Because the courts weren't able to determine how much the couple truly owed, they couldn't sell their home. And they couldn't refinance it, either. Instead, they paid off the $7,100, making the last payment this year. They're now waiting for a judge to decide whether they owe the full $22,900 that the lender alleges. A trial has been set for January.
Rothbloom is confident that the couple will keep their home – but only because he aggressively fought the lender in court.
"Look at what we've been through," he says. "There are thousands of people who file cases in this district, and many of them wound up losing their houses because of mistakes by lenders. It's tragic."
If he fails to convince the judge that the couple owed just five, rather than 18, payments, then Rothbloom will advise the homeowner to reinstate bankruptcy proceedings. If that fails, the couple likely will be forced out.

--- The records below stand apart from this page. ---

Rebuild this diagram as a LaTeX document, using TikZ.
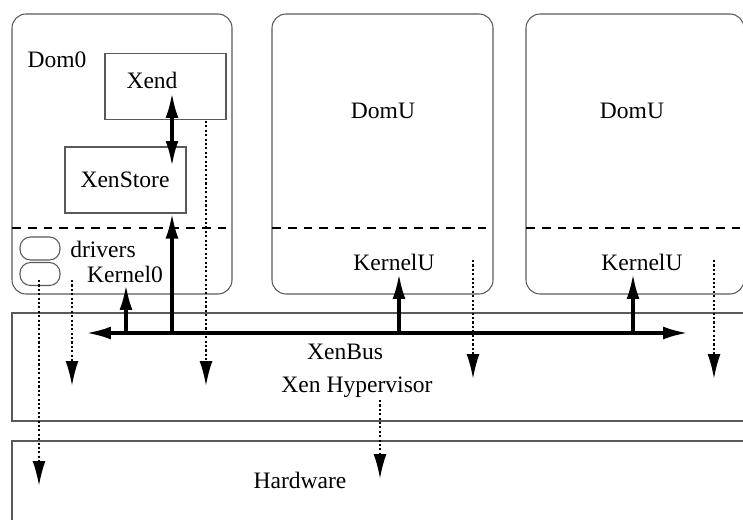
\documentclass[tikz,border=0pt]{standalone}
\usepackage{fontspec}
\setmainfont{Liberation Serif}
\usetikzlibrary{arrows.meta,calc}

\tikzset{
  caja/.style={draw=black!65,line width=0.6pt},
  dombox/.style={caja,rounded corners=8pt},
  drvbox/.style={caja,rounded corners=6pt},
  rotulo/.style={inner sep=1pt,font=\fontsize{13.4}{16}\selectfont},
  bus/.style={line width=2pt},
  llamada/.style={line width=1.8pt},
  aviso/.style={line width=1.3pt,dash pattern=on 1.2pt off 1.3pt},
  corte/.style={line width=1pt,dash pattern=on 5pt off 4pt}
}

\begin{document}
\begin{tikzpicture}[x=0.02cm,y=-0.02cm,>={Latex[length=5mm,width=2.6mm]}]
  \useasboundingbox (0,0) rectangle (743,520);
  % dominios
  \draw[dombox] (12,14) rectangle (232,294);
  \draw[dombox] (272,14) rectangle (493,294);
  \draw[dombox] (526,14) rectangle (744,294);
  \draw[corte] (12,228) -- (232,228) (272,228) -- (493,228) (526,228) -- (744,228);
  % hipervisor y hardware
  \draw[caja] (760,313) -- (12,313) -- (12,421) -- (760,421);
  \draw[caja] (760,441) -- (12,441) -- (12,530);
  % Dom0
  \node[rotulo] (dom0) at (57,60) {Dom0};
  \node[caja,minimum width=2.42cm,minimum height=1.32cm] (xendbox) at (165.5,86.5) {};
  \node[rotulo] (xend) at (152,80) {Xend};
  \node[caja,minimum width=2.42cm,minimum height=1.32cm] (xsbox) at (125.5,180) {};
  \node[rotulo] (xenstore) at (125,180) {XenStore};
  \node[drvbox,minimum width=0.8cm,minimum height=0.46cm] (drv1) at (40,248.5) {};
  \node[drvbox,minimum width=0.8cm,minimum height=0.46cm] (drv2) at (40,274) {};
  \node[rotulo] (drivers) at (103,249) {drivers};
  \node[rotulo] (kernel0) at (125,274) {Kernel0};
  % DomU
  \node[rotulo] (domu1) at (383,111) {DomU};
  \node[rotulo] (domu2) at (632,111) {DomU};
  \node[rotulo] (kernelu1) at (394,262) {KernelU};
  \node[rotulo] (kernelu2) at (642,262) {KernelU};
  % textos de abajo
  \node[rotulo] (xenbus) at (345,352) {XenBus};
  \node[rotulo] (hyper) at (357,387) {Xen Hypervisor};
  \node[rotulo] (hw) at (300,480) {Hardware};
  % XenBus
  \coordinate (busL) at (86,333);
  \coordinate (busR) at (688,333);
  \draw[bus,<->] (busL) -- (busR);
  \coordinate (xsin) at ($(xsbox.south)+(46.5,0)$);
  \draw[llamada,->] (xsin |- busL) -- (xsin);
  \coordinate (k0) at (126,285);
  \draw[llamada,->] (k0 |- busL) -- (k0);
  \coordinate (ku1) at (399,274);
  \coordinate (ku2) at (633,274);
  \draw[llamada,->] (ku1 |- busL) -- (ku1);
  \draw[llamada,->] (ku2 |- busL) -- (ku2);
  % Xend - XenStore
  \coordinate (xa) at (172,93);
  \coordinate (xb) at (172,166);
  \draw[llamada,<->] (xa) -- (xb);
  % avisos punteados
  \coordinate (d1a) at (206,121);  \coordinate (d1b) at (206,386);
  \coordinate (d2a) at (72,280);   \coordinate (d2b) at (72,386);
  \coordinate (d3a) at (39,280);   \coordinate (d3b) at (39,486);
  \coordinate (d4a) at (473,260);  \coordinate (d4b) at (473,379);
  \coordinate (d5a) at (714,260);  \coordinate (d5b) at (714,379);
  \coordinate (d6a) at (380,400);  \coordinate (d6b) at (380,479);
  \foreach \i in {1,...,6}
    \draw[aviso,->] (d\i a) -- (d\i b);
\end{tikzpicture}
\end{document}
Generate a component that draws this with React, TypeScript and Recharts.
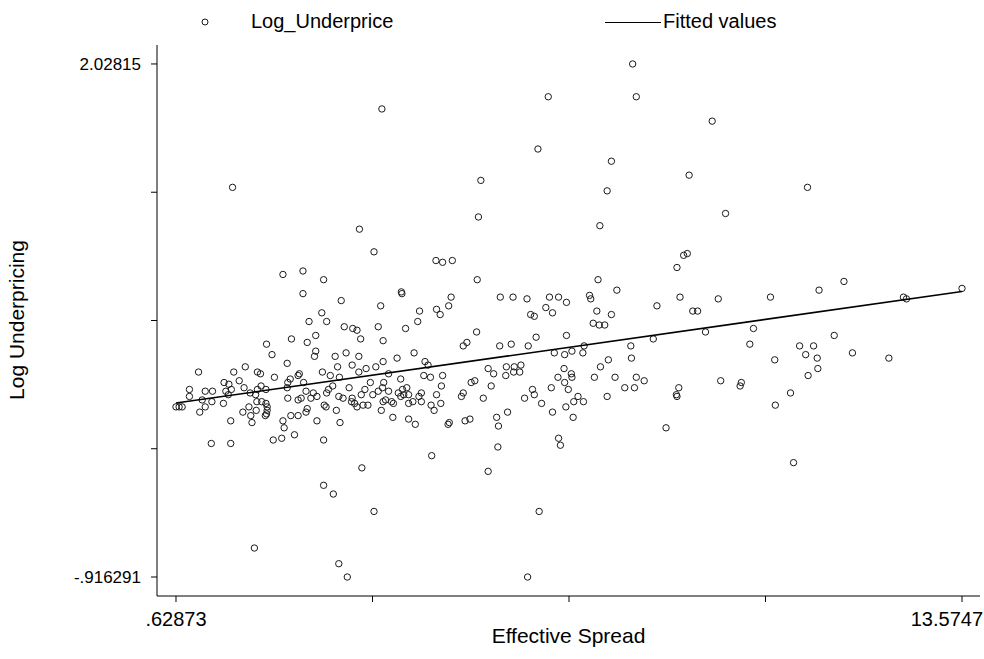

The irony is that the couple is finally doing well again, financially – and are trying to make up for several payments they missed after filing for bankruptcy. The wife got a job with the travel agency arm of a major credit card company. The husband recently paid off the lease-purchase of a new rig and is working for himself again.
"We don't want pity," the wife says. She says they want to find a payment they can afford, one that allows them to stay in their home.
If the couple isn't able to keep their home, Rothbloom wonders what good that will do the bank in a market where houses aren't selling.
"In this economy, you see people who did everything right in life, and they're still hard hit," he says. "I see lots of people who come in and say, 'I don't know what I'm going to do. I don't know where we're going to live.' I never saw that before."
He also says that unless lenders start negotiating with homeowners as aggressively as they once fought them, everyone – banks and borrowers – will lose.
"I think we're going to enter this very odd situation where we have families that don't have houses and we have tons of houses that are empty," he says. "We're going to have lots of homeless people, and the homes are going to be people-less."